━━ RECORDS SUPPLIED
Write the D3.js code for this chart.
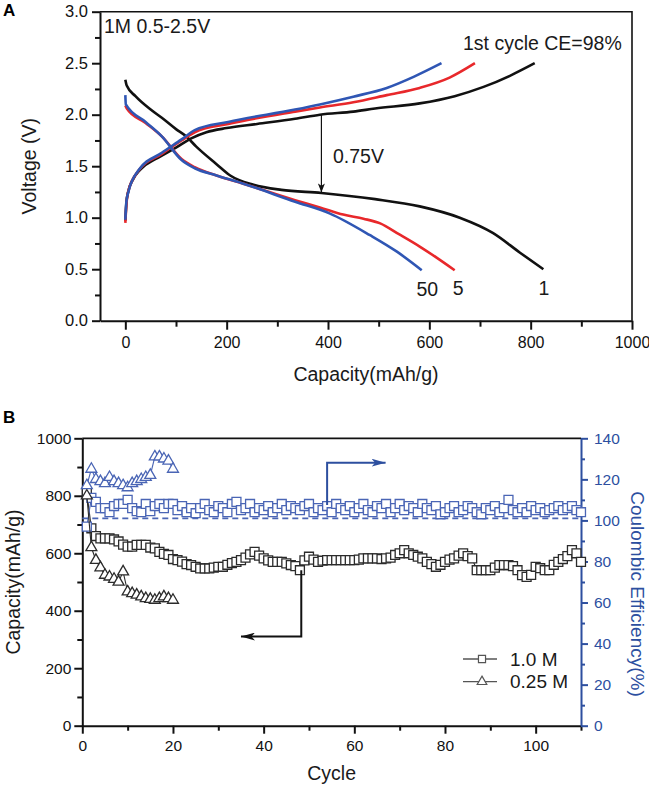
<!DOCTYPE html>
<html>
<head>
<meta charset="utf-8">
<script src="https://cdn.jsdelivr.net/npm/d3@7"></script>
<style>
  body { margin: 0; background: #fff; }
  svg { display: block; font-family: "Liberation Sans", Arial, sans-serif; }
</style>
</head>
<body>
<div id="chart"></div>
<script>
// ---- Panel A: charge / discharge profiles, [capacity mAh/g, voltage V]
const cycle1Charge = [[0,0.97],[2,1.14],[5,1.24],[15,1.37],[30,1.47],[60,1.57],[100,1.68],[130,1.77],[160,1.83],[200,1.87],[260,1.91],[335,1.96],[384,2.0],[450,2.03],[493,2.06],[581,2.11],[650,2.18],[707,2.27],[760,2.38],[808,2.5]];
const cycle1Discharge = [[0,2.34],[3,2.28],[20,2.18],[50,2.05],[72,1.97],[100,1.86],[120,1.79],[140,1.69],[180,1.52],[207,1.41],[253,1.32],[308,1.27],[387,1.24],[493,1.18],[581,1.11],[660,1.0],[726,0.85],[779,0.66],[825,0.5]];
const cycle5Charge = [[0,0.95],[2,1.12],[5,1.24],[25,1.45],[72,1.62],[111,1.75],[137,1.83],[203,1.91],[335,2.03],[384,2.07],[450,2.12],[516,2.19],[581,2.26],[640,2.36],[690,2.5]];
const cycle5Discharge = [[0,2.09],[3,2.06],[40,1.92],[72,1.79],[111,1.57],[137,1.49],[180,1.41],[230,1.335],[335,1.17],[384,1.10],[430,1.03],[470,0.99],[503,0.945],[540,0.84],[581,0.72],[615,0.61],[650,0.49]];
const cycle50Charge = [[0,0.98],[2,1.15],[6,1.25],[26,1.46],[72,1.63],[111,1.76],[137,1.85],[203,1.93],[335,2.05],[384,2.10],[450,2.175],[516,2.26],[570,2.37],[624,2.5]];
const cycle50Discharge = [[0,2.19],[1,2.10],[40,1.93],[72,1.79],[111,1.56],[137,1.48],[180,1.41],[230,1.335],[335,1.155],[404,1.04],[483,0.83],[536,0.67],[585,0.49]];

const xTicksA = [0, 200, 400, 600, 800, 1000];
const xMinorA = [100, 300, 500, 700, 900];
const yTicksA = [0, 0.5, 1.0, 1.5, 2.0, 2.5, 3.0];
const yMinorA = [0.25, 0.75, 1.25, 1.75, 2.25, 2.75];

// ---- Panel B: cycling, capacity (mAh/g) and coulombic efficiency (%)
const cycles1M = d3.range(1, 111);
const capacity1M = [810,687,660,652,652,652,648,641,630,623, 623,629,629,629,620,617,605,598,594,580,
  576,571,562,559,553,547,547,547,550,553, 553,560,566,570,576,585,596,605,592,582,
  575,570,570,570,565,559,555,541,575,588, 578,570,574,576,576,576,576,576,576,576,
  578,582,582,582,582,580,582,585,594,600, 611,600,594,588,582,570,562,553,560,570,
  578,582,592,600,590,582,541,541,541,541, 550,559,559,559,555,541,524,518,525,553,
  548,541,541,560,570,580,590,611,600,570];
const ce1M = [97,111,109,106,106,104,107,108,108,110, 106,104.5,104,108,104.5,107,108,106,108,108,
  105,107,104,106,103.5,106,108,105,104,107, 106,104,108,109,105,106,108,104,106,105,
  107,104,106,108,105,107,106,105,107,108, 104,106,105,107,104,108,106,105,107,104,
  106,108,105,104,107,106,108,104,106,108, 105,107,106,104,108,106,105,107,103,104,
  106,107,104,105,107,106,104,103,106,105, 107,104,106,110,105,104,106,104,107,105,
  106,104,105,106,107,105,106,107,105,104];
const cycles025M = d3.range(1, 21);
const capacity025M = [800,620,576,550,524,518,510,500,536,466, 460,455,449,443,440,437,443,449,443,437];
const ce025M = [117,125,120,119,118,121,119,118,117,116, 118,119,120,121,122,131,131,130,129,125];
const ceReference = 101;

const xTicksB = [0, 20, 40, 60, 80, 100];
const xMinorB = [10, 30, 50, 70, 90, 110];
const yTicksB = [0, 200, 400, 600, 800, 1000];
const yMinorB = [100, 300, 500, 700, 900];
const ceTicks = [0, 20, 40, 60, 80, 100, 120, 140];
const ceMinor = [10, 30, 50, 70, 90, 110, 130];

const legendItems = ['1.0 M', '0.25 M'];

const black = '#111';
const red = '#e8282b';
const blueA = '#2f56b4';
const blueB = '#4a65b5';
const blueAxis = '#2d4f9f';
const gray = '#2b2b2b';

const svg = d3.select('#chart').append('svg')
  .attr('width', 649).attr('height', 787);

const defs = svg.append('defs');
function arrowMarker(id, color, w, h) {
  defs.append('marker')
    .attr('id', id)
    .attr('viewBox', `0 0 ${w} ${h}`)
    .attr('refX', w).attr('refY', h / 2)
    .attr('markerUnits', 'userSpaceOnUse')
    .attr('markerWidth', w).attr('markerHeight', h)
    .attr('orient', 'auto')
    .append('path')
    .attr('d', `M0,0L${w},${h / 2}L0,${h}L${w * 0.25},${h / 2}Z`)
    .attr('fill', color);
}
arrowMarker('arrA', black, 9, 7);
arrowMarker('arrBlue', blueAxis, 14, 8);
arrowMarker('arrBlack', black, 14, 8);

function styleAxis(g, color, size) {
  g.attr('font-family', null).attr('font-size', size);
  g.select('.domain').attr('stroke', color).attr('stroke-width', 2);
  g.selectAll('.tick line').attr('stroke', color).attr('stroke-width', 2);
  g.selectAll('.tick text').attr('fill', color);
}

// ================= Panel A =================
const xA = d3.scaleLinear().domain([-50, 1000]).range([100, 632]);
const yA = d3.scaleLinear().domain([0, 3]).range([320.7, 11.7]);

const gA = svg.append('g');

// frame (top, right)
gA.append('path')
  .attr('d', `M${xA(-50)},${yA(3)}H${xA(1000)}V${yA(0)}`)
  .attr('fill', 'none').attr('stroke', black).attr('stroke-width', 1.6);

gA.append('g')
  .attr('transform', `translate(0,${yA(0)})`)
  .call(d3.axisBottom(xA).tickValues(xMinorA).tickSize(6).tickFormat(''))
  .call(g => { styleAxis(g, black, 16); g.select('.domain').remove(); });
gA.append('g')
  .attr('transform', `translate(0,${yA(0)})`)
  .call(d3.axisBottom(xA).tickValues(xTicksA).tickSize(9).tickPadding(7).tickSizeOuter(0)
    .tickFormat(d3.format('d')))
  .call(g => styleAxis(g, black, 16));

gA.append('g')
  .attr('transform', `translate(${xA(-50)},0)`)
  .call(d3.axisLeft(yA).tickValues(yMinorA).tickSize(5).tickFormat(''))
  .call(g => { styleAxis(g, black, 16); g.select('.domain').remove(); });
gA.append('g')
  .attr('transform', `translate(${xA(-50)},0)`)
  .call(d3.axisLeft(yA).tickValues(yTicksA).tickSize(8).tickPadding(4).tickSizeOuter(0)
    .tickFormat(d3.format('.1f')))
  .call(g => styleAxis(g, black, 16.5));

const lineA = d3.line()
  .x(d => xA(d[0])).y(d => yA(d[1]))
  .curve(d3.curveMonotoneX);

const curvesA = [
  { data: cycle1Charge, color: black },
  { data: cycle1Discharge, color: black },
  { data: cycle5Charge, color: red },
  { data: cycle5Discharge, color: red },
  { data: cycle50Charge, color: blueA },
  { data: cycle50Discharge, color: blueA }
];
gA.selectAll('path.curve')
  .data(curvesA)
  .enter()
  .append('path')
  .attr('class', 'curve')
  .attr('d', d => lineA(d.data))
  .attr('fill', 'none')
  .attr('stroke', d => d.color)
  .attr('stroke-width', 2.6)
  .attr('stroke-linejoin', 'round');

// 0.75 V gap arrow
gA.append('line')
  .attr('x1', xA(387)).attr('y1', yA(2.0))
  .attr('x2', xA(387)).attr('y2', yA(1.245))
  .attr('stroke', black).attr('stroke-width', 1.2)
  .attr('marker-end', 'url(#arrA)');

const textA = [
  { t: '1M 0.5-2.5V', x: 104, y: 33, anchor: 'start' },
  { t: '1st cycle CE=98%', x: 463, y: 50, anchor: 'start' },
  { t: '0.75V', x: 333, y: 163, anchor: 'start' },
  { t: '50', x: xA(596), y: yA(0.24), anchor: 'middle' },
  { t: '5', x: xA(657), y: yA(0.245), anchor: 'middle' },
  { t: '1', x: xA(826), y: yA(0.245), anchor: 'middle' }
];
gA.selectAll('text.note')
  .data(textA)
  .enter()
  .append('text')
  .attr('class', 'note')
  .attr('x', d => d.x).attr('y', d => d.y)
  .attr('text-anchor', d => d.anchor)
  .attr('font-size', 19.5)
  .attr('fill', '#1a1a1a')
  .text(d => d.t);

gA.append('text')
  .attr('transform', `translate(29,${(yA(0) + yA(3)) / 2}) rotate(-90)`)
  .attr('text-anchor', 'middle').attr('dominant-baseline', 'central')
  .attr('font-size', 19.5).attr('fill', '#1a1a1a')
  .text('Voltage (V)');
gA.append('text')
  .attr('x', (xA(-50) + xA(1000)) / 2).attr('y', 381)
  .attr('text-anchor', 'middle')
  .attr('font-size', 19.5).attr('fill', '#1a1a1a')
  .text('Capacity(mAh/g)');

svg.append('text').attr('x', 3).attr('y', 16)
  .attr('font-size', 17).attr('font-weight', 'bold').text('A');

// ================= Panel B =================
const xB = d3.scaleLinear().domain([0, 110]).range([82.3, 581]);
const yB = d3.scaleLinear().domain([0, 1000]).range([725.7, 438.3]);
const yCE = d3.scaleLinear().domain([0, 140]).range([725.7, 438.3]);

const gB = svg.append('g');

gB.append('line')
  .attr('x1', xB(0)).attr('x2', xB(110))
  .attr('y1', yB(1000)).attr('y2', yB(1000))
  .attr('stroke', black).attr('stroke-width', 1.8);

gB.append('g')
  .attr('transform', `translate(0,${yB(0)})`)
  .call(d3.axisBottom(xB).tickValues(xMinorB).tickSize(5).tickFormat(''))
  .call(g => { styleAxis(g, black, 15.5); g.select('.domain').remove(); });
gB.append('g')
  .attr('transform', `translate(0,${yB(0)})`)
  .call(d3.axisBottom(xB).tickValues(xTicksB).tickSize(8).tickPadding(6).tickSizeOuter(0)
    .tickFormat(d3.format('d')))
  .call(g => styleAxis(g, black, 15.5));

gB.append('g')
  .attr('transform', `translate(${xB(0)},0)`)
  .call(d3.axisLeft(yB).tickValues(yMinorB).tickSize(5).tickFormat(''))
  .call(g => { styleAxis(g, black, 15.5); g.select('.domain').remove(); });
gB.append('g')
  .attr('transform', `translate(${xB(0)},0)`)
  .call(d3.axisLeft(yB).tickValues(yTicksB).tickSize(8).tickPadding(3).tickSizeOuter(0)
    .tickFormat(d3.format('d')))
  .call(g => styleAxis(g, black, 15.5));

gB.append('g')
  .attr('transform', `translate(${xB(110)},0)`)
  .call(d3.axisRight(yCE).tickValues(ceMinor).tickSize(4).tickFormat(''))
  .call(g => { styleAxis(g, blueAxis, 15.5); g.select('.domain').remove(); });
gB.append('g')
  .attr('transform', `translate(${xB(110)},0)`)
  .call(d3.axisRight(yCE).tickValues(ceTicks).tickSize(7).tickPadding(6).tickSizeOuter(0))
  .call(g => styleAxis(g, blueAxis, 15.5));

// reference CE line
gB.append('line')
  .attr('x1', xB(0)).attr('x2', xB(110))
  .attr('y1', yCE(ceReference)).attr('y2', yCE(ceReference))
  .attr('stroke', blueB).attr('stroke-width', 1.6)
  .attr('stroke-dasharray', '6,4');

const squareSym = d3.symbol(d3.symbolSquare).size(80);
const triSym = d3.symbol(d3.symbolTriangle).size(52);

function drawSeries(xs, ys, yScale, color, sym) {
  const pts = xs.map((c, i) => [c, ys[i]]);
  gB.append('path')
    .attr('d', d3.line().x(d => xB(d[0])).y(d => yScale(d[1]))(pts))
    .attr('fill', 'none').attr('stroke', color).attr('stroke-width', 1.1);
  gB.append('g').selectAll('path')
    .data(pts)
    .enter()
    .append('path')
    .attr('transform', d => `translate(${xB(d[0])},${yScale(d[1])})`)
    .attr('d', sym)
    .attr('fill', '#fff')
    .attr('stroke', color)
    .attr('stroke-width', 1.3);
}
drawSeries(cycles1M, capacity1M, yB, gray, squareSym);
drawSeries(cycles1M, ce1M, yCE, blueB, squareSym);
drawSeries(cycles025M, capacity025M, yB, gray, triSym);
drawSeries(cycles025M, ce025M, yCE, blueB, triSym);

// guide arrows
const blueArrow = [[54, 107.5], [54, 128.1], [66.9, 128.1]];
const blackArrow = [[48.3, 541], [48.3, 310], [35, 310]];
gB.append('path')
  .attr('d', d3.line().x(d => xB(d[0])).y(d => yCE(d[1]))(blueArrow))
  .attr('fill', 'none').attr('stroke', blueAxis).attr('stroke-width', 2)
  .attr('marker-end', 'url(#arrBlue)');
gB.append('path')
  .attr('d', d3.line().x(d => xB(d[0])).y(d => yB(d[1]))(blackArrow))
  .attr('fill', 'none').attr('stroke', black).attr('stroke-width', 2)
  .attr('marker-end', 'url(#arrBlack)');

// legend
const legend = gB.append('g').attr('transform', 'translate(463,659)');
legendItems.forEach((name, i) => {
  const row = legend.append('g').attr('transform', `translate(0,${i * 22.7})`);
  row.append('line').attr('x1', 0).attr('x2', 34).attr('y1', 0).attr('y2', 0)
    .attr('stroke', '#555').attr('stroke-width', 1.3);
  row.append('path')
    .attr('transform', 'translate(19,0)')
    .attr('d', i === 0 ? d3.symbol(d3.symbolSquare).size(50)() : d3.symbol(d3.symbolTriangle).size(40)())
    .attr('fill', '#fff').attr('stroke', '#555').attr('stroke-width', 1.2);
  row.append('text').attr('x', 47).attr('y', 0)
    .attr('dominant-baseline', 'central')
    .attr('font-size', 19).attr('fill', '#1a1a1a')
    .text(name);
});

gB.append('text')
  .attr('transform', `translate(13,${(yB(0) + yB(1000)) / 2}) rotate(-90)`)
  .attr('text-anchor', 'middle').attr('dominant-baseline', 'central')
  .attr('font-size', 19.5).attr('fill', '#1a1a1a')
  .text('Capacity(mAh/g)');
gB.append('text')
  .attr('x', (xB(0) + xB(110)) / 2).attr('y', 780)
  .attr('text-anchor', 'middle')
  .attr('font-size', 19.5).attr('fill', '#1a1a1a')
  .text('Cycle');
gB.append('text')
  .attr('transform', 'translate(637,594) rotate(90)')
  .attr('text-anchor', 'middle').attr('dominant-baseline', 'central')
  .attr('font-size', 19).attr('fill', blueAxis)
  .text('Coulombic Efficiency(%)');

svg.append('text').attr('x', 3).attr('y', 423)
  .attr('font-size', 17).attr('font-weight', 'bold').text('B');
</script>
</body>
</html>
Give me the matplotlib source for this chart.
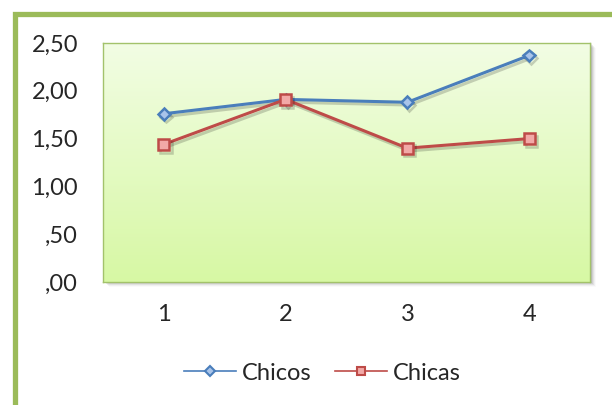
import numpy as np
import matplotlib
matplotlib.use("Agg")
import matplotlib.pyplot as plt
from matplotlib.patches import Rectangle
from matplotlib.lines import Line2D
import matplotlib.patheffects as pe

# Data
categories = [1, 2, 3, 4]
chicos = [1.76, 1.91, 1.88, 2.37]
chicas = [1.44, 1.91, 1.40, 1.50]
y_ticks = [0.0, 0.5, 1.0, 1.5, 2.0, 2.5]
y_tick_labels = [",00", ",50", "1,00", "1,50", "2,00", "2,50"]

plt.rcParams['font.family'] = ['Lato', 'DejaVu Sans']

W, H = 612, 405
fig = plt.figure(figsize=(W / 100, H / 100), dpi=100)
fig.patch.set_facecolor("white")

def fx(px):
    return px / W

def fy(py):
    return 1 - py / H

# Outer green frame (continues past the right and bottom edges)
fig.patches.append(Rectangle((fx(14.5), fy(500)), fx(700), fy(14.5) - fy(500),
                             transform=fig.transFigure, fill=False,
                             edgecolor="#9bbb59", linewidth=3.8, zorder=0))

left, right, top, bottom = 103, 590, 43, 282
ax_rect = [fx(left), fy(bottom), fx(right - left), fy(top) - fy(bottom)]

# Soft drop shadow of the plot area
for i, a in enumerate([0.10, 0.08, 0.06, 0.04, 0.02]):
    off = 1 + i
    fig.patches.append(Rectangle((fx(left + off + 1), fy(bottom + off)),
                                 fx(right - left), fy(top) - fy(bottom),
                                 transform=fig.transFigure, facecolor="black",
                                 edgecolor="none", alpha=a, zorder=0.5))

ax = fig.add_axes(ax_rect, zorder=1)

# Vertical gradient fill of the plot area
top_c = np.array([0xf2, 0xfd, 0xe4]) / 255
bot_c = np.array([0xd7, 0xf8, 0xa4]) / 255
t = np.linspace(0, 1, 256)[:, None]
grad = (top_c * (1 - t) + bot_c * t)[:, None, :]
ax.imshow(grad, extent=[0, 1, 0, 1], transform=ax.transAxes,
          aspect="auto", zorder=0, interpolation="bilinear")

shadow = [pe.SimpleLineShadow(offset=(1.5, -2), shadow_color="black", alpha=0.18),
          pe.Normal()]

ax.plot(categories, chicos, color="#4a7ebb", linewidth=2.2, marker="D",
        markersize=6, markerfacecolor="#a9c4ea", markeredgecolor="#4a7ebb",
        markeredgewidth=1.8, zorder=3, path_effects=shadow)
ax.plot(categories, chicas, color="#be4b48", linewidth=2.2, marker="s",
        markersize=8, markerfacecolor="#f2a9a7", markeredgecolor="#be4b48",
        markeredgewidth=1.8, zorder=3, path_effects=shadow)

ax.set_xlim(0.5, 4.5)
ax.set_ylim(0, 2.5)
ax.set_xticks(categories)
ax.set_xticklabels([str(c) for c in categories])
ax.set_yticks(y_ticks)
ax.set_yticklabels(y_tick_labels)
ax.tick_params(axis="both", length=0, labelsize=17, colors="#262626")
ax.tick_params(axis="y", pad=18)
ax.tick_params(axis="x", pad=16)
for s in ax.spines.values():
    s.set_color("#a3c26b")
    s.set_linewidth(1.0)

handles = [
    Line2D([], [], color="#4a7ebb", linewidth=1.2, marker="D", markersize=5,
           markerfacecolor="#a9c4ea", markeredgecolor="#4a7ebb", markeredgewidth=1.5),
    Line2D([], [], color="#be4b48", linewidth=1.2, marker="s", markersize=6,
           markerfacecolor="#f2a9a7", markeredgecolor="#be4b48", markeredgewidth=1.5),
]
fig.legend(handles, ["Chicos", "Chicas"], loc="center",
           bbox_to_anchor=(fx(322), fy(373)), ncol=2, frameon=False,
           fontsize=17, handlelength=2.2, handletextpad=0.25,
           columnspacing=1.0, labelcolor="#262626")

fig.savefig("out.png", dpi=100)
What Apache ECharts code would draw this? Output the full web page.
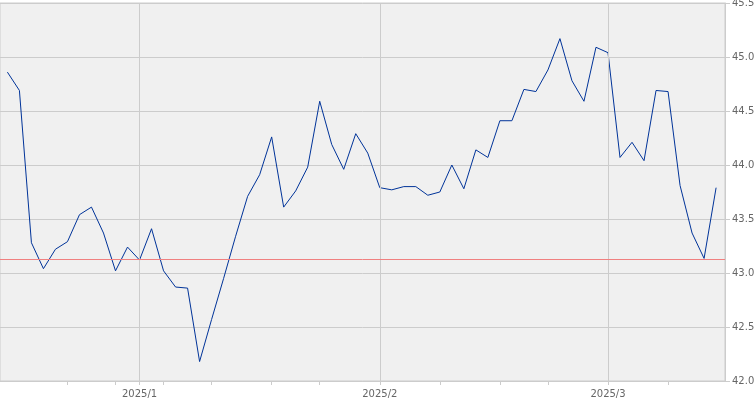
━━━━
▸ **THE PROBLEM**
Gather each line holding the string "this".

▸ **WRITTEN RESPONSE**
Write the D3.js code for this chart.
Give me the matplotlib source for this chart.
What Apache ECharts code would draw this? Output the full web page.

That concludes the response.